= Alexander Newton Winchell =

American geologist and mineralogist (1874–1958)

Alexander Newton Winchell (2 March 1874 - 7 June 1958) was an American geologist who pioneered spectroscopic and X-ray crystallographic studies on minerals. He wrote an influential textbook, the Elements of optical mineralogy which went into several editions.

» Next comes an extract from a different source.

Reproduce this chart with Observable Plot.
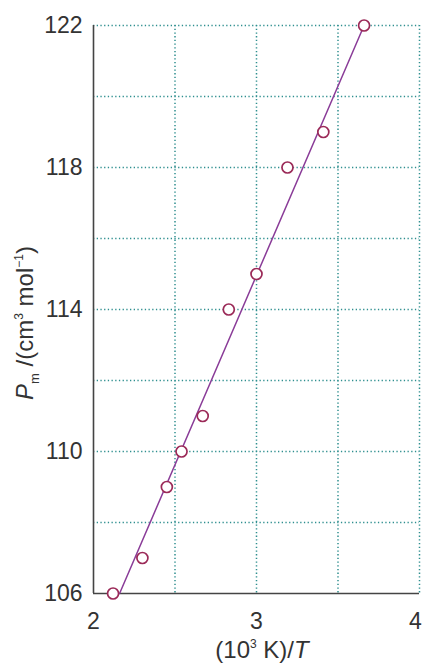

Winchell was born in Minneapolis to Newton Horace and Charlotte Sophia. He was educated at the University of Minnesota with a BS in 1896 and MS in 1897 under Charles Peter Berkey. He then studied in Paris under Alfred Lacroix receiving a DSc in 1900. He then joined the Montana School of Mines and later the University of Wisconsin. He worked on applications of X-ray crystallography to mineralogy, working with Linus Pauling, W.H. Taylor and W.L. Bragg. He also consulted for the US Geological Survey, the American Cyanamid Company and was a visiting professor at the University of Virginia and Columbia University.

Winchell married Clare Edith Christello in 1898 and they had five children, several of whom continued in geology. After the death of Clare in 1932, he married his first cousin once removed Florence Mabel Sylvester (granddaughter of Alexander Winchell). He received the Roebling medal of the Mineralogical Society of America in 1955.